▶ What the task requires: Retype exactly the lines below, beginning with the first and ending with the line where "x = np.arange(len(categories))" appears.

▶ Given information:
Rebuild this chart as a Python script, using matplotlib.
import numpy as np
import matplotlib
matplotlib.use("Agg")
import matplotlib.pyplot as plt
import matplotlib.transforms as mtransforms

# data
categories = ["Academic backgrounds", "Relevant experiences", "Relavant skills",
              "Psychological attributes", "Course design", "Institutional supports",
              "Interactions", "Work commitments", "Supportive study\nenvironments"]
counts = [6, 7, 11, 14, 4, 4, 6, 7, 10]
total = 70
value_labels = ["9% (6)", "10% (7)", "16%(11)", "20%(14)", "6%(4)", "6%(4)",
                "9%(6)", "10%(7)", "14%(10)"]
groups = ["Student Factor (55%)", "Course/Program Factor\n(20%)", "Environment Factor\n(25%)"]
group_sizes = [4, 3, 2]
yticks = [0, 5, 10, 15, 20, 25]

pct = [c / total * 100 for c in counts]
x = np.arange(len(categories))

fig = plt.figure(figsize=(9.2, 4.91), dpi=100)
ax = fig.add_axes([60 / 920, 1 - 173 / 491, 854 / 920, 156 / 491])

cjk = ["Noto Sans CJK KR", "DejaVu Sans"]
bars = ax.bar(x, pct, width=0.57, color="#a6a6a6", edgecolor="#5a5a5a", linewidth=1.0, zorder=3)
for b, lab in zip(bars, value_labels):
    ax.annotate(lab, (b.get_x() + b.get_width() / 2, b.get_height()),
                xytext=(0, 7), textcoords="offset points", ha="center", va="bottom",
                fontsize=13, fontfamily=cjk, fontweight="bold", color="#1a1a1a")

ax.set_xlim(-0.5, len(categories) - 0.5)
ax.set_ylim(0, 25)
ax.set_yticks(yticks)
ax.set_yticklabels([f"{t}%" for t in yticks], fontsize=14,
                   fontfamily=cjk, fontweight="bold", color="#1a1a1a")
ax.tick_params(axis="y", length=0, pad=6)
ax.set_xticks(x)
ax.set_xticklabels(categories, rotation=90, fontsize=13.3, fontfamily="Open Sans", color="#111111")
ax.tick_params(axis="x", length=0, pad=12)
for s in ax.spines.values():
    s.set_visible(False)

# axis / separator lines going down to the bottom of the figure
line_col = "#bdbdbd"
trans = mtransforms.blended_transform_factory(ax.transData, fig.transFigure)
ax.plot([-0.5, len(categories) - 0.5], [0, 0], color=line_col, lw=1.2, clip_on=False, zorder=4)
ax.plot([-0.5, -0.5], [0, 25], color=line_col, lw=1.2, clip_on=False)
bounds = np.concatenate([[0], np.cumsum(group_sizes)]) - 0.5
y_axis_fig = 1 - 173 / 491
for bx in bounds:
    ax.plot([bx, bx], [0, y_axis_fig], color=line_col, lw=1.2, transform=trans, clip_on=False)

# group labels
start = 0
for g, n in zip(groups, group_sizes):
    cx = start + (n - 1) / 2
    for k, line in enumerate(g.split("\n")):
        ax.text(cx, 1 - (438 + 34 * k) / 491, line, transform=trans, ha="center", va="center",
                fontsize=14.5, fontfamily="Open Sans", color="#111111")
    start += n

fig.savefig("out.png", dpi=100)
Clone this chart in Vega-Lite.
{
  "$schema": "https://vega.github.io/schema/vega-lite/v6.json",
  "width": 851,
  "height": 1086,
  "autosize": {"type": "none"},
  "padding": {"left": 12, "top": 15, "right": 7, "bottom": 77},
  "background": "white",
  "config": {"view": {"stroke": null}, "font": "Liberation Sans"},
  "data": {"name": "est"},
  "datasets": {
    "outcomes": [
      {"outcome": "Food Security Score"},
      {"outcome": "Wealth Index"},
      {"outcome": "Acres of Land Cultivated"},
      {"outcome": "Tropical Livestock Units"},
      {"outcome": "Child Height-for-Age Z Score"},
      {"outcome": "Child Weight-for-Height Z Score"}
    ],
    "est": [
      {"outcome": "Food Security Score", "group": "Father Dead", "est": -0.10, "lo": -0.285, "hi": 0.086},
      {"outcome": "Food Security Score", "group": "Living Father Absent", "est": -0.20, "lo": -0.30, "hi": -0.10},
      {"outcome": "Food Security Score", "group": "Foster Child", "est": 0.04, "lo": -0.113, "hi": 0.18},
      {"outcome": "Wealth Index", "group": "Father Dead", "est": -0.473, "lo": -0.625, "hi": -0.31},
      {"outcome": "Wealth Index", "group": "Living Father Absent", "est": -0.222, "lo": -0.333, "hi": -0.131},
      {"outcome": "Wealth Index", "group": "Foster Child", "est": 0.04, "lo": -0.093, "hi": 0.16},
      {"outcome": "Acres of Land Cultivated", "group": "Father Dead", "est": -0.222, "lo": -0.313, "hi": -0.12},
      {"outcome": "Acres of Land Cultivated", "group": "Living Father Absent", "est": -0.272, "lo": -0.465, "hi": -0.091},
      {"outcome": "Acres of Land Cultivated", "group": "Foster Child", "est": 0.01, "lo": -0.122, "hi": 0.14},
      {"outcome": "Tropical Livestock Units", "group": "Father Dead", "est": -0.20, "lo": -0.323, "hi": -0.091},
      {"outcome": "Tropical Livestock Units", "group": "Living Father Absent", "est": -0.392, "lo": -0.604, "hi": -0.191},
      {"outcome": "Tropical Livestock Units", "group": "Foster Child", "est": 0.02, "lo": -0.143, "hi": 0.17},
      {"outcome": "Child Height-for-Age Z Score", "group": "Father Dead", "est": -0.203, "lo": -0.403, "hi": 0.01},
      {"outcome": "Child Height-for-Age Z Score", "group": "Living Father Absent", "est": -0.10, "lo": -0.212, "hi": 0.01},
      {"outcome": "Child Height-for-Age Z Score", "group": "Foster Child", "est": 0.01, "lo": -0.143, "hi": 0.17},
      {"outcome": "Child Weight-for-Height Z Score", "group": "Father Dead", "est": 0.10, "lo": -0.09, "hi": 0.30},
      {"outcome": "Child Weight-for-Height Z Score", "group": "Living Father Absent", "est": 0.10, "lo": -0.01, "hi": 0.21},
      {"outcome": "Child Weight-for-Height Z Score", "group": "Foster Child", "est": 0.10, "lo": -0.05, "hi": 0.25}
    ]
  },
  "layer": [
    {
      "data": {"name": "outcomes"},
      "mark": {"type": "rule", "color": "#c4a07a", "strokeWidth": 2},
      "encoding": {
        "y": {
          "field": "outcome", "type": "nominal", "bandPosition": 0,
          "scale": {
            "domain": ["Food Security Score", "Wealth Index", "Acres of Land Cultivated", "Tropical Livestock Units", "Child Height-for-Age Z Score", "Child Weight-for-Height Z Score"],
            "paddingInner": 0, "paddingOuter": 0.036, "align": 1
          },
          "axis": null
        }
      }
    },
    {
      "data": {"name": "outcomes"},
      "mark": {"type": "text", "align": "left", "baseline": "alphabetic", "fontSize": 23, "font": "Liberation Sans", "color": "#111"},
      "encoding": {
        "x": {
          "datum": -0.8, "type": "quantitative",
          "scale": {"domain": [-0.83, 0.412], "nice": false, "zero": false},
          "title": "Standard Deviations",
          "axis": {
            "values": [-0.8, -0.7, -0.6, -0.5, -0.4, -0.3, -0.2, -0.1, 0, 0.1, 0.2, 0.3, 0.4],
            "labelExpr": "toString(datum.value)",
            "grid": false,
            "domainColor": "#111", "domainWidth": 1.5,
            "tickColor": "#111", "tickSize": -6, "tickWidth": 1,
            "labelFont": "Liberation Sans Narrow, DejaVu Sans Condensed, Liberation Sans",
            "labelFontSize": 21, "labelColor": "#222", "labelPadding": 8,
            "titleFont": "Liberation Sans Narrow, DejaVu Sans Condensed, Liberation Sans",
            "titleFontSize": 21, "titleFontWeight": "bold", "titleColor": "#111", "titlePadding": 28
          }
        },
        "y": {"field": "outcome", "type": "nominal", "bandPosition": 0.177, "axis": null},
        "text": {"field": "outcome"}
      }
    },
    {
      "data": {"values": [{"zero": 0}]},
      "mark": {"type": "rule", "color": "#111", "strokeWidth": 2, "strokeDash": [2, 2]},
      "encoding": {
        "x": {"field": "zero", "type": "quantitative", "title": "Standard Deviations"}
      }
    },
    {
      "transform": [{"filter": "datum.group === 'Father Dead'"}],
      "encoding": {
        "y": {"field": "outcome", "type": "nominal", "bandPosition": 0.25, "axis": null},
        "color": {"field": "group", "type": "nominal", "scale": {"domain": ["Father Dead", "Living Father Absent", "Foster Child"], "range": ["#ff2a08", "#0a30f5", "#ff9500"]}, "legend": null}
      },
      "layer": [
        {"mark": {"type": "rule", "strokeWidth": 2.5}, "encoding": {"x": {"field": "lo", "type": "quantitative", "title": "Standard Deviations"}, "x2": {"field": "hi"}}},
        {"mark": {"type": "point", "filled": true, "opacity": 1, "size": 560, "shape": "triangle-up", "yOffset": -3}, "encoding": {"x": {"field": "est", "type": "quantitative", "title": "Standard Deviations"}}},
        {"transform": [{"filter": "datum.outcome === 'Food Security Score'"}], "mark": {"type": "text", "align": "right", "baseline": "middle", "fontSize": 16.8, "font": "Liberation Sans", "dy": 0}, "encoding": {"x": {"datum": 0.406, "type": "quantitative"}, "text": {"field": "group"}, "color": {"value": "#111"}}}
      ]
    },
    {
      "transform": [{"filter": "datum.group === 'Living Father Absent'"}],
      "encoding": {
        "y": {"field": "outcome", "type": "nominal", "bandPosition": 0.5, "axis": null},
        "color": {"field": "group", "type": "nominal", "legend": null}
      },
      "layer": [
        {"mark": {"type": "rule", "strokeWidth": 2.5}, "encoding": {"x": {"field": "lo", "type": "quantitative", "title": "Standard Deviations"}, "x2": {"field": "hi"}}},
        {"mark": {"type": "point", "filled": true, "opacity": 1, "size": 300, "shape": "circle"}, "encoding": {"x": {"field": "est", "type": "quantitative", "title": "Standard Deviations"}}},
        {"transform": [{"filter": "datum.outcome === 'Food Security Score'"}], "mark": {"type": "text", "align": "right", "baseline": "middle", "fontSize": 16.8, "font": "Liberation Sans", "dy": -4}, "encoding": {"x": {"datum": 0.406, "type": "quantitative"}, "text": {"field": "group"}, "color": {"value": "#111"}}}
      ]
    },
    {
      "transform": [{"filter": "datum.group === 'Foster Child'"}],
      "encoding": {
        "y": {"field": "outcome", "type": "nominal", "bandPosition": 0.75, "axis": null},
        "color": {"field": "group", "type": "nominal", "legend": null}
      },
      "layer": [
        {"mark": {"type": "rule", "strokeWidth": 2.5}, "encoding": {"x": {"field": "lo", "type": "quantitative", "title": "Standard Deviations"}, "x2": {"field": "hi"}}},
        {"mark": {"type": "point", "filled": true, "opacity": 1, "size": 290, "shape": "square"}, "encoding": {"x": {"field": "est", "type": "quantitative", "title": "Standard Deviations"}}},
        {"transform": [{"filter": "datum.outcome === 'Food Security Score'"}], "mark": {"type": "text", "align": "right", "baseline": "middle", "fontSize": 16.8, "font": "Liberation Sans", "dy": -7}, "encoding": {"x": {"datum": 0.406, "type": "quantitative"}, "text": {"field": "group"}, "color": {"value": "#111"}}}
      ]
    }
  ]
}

▶ Result of this exercise:
Rebuild this chart as a Python script, using matplotlib.
import numpy as np
import matplotlib
matplotlib.use("Agg")
import matplotlib.pyplot as plt
import matplotlib.transforms as mtransforms

# data
categories = ["Academic backgrounds", "Relevant experiences", "Relavant skills",
              "Psychological attributes", "Course design", "Institutional supports",
              "Interactions", "Work commitments", "Supportive study\nenvironments"]
counts = [6, 7, 11, 14, 4, 4, 6, 7, 10]
total = 70
value_labels = ["9% (6)", "10% (7)", "16%(11)", "20%(14)", "6%(4)", "6%(4)",
                "9%(6)", "10%(7)", "14%(10)"]
groups = ["Student Factor (55%)", "Course/Program Factor\n(20%)", "Environment Factor\n(25%)"]
group_sizes = [4, 3, 2]
yticks = [0, 5, 10, 15, 20, 25]

pct = [c / total * 100 for c in counts]
x = np.arange(len(categories))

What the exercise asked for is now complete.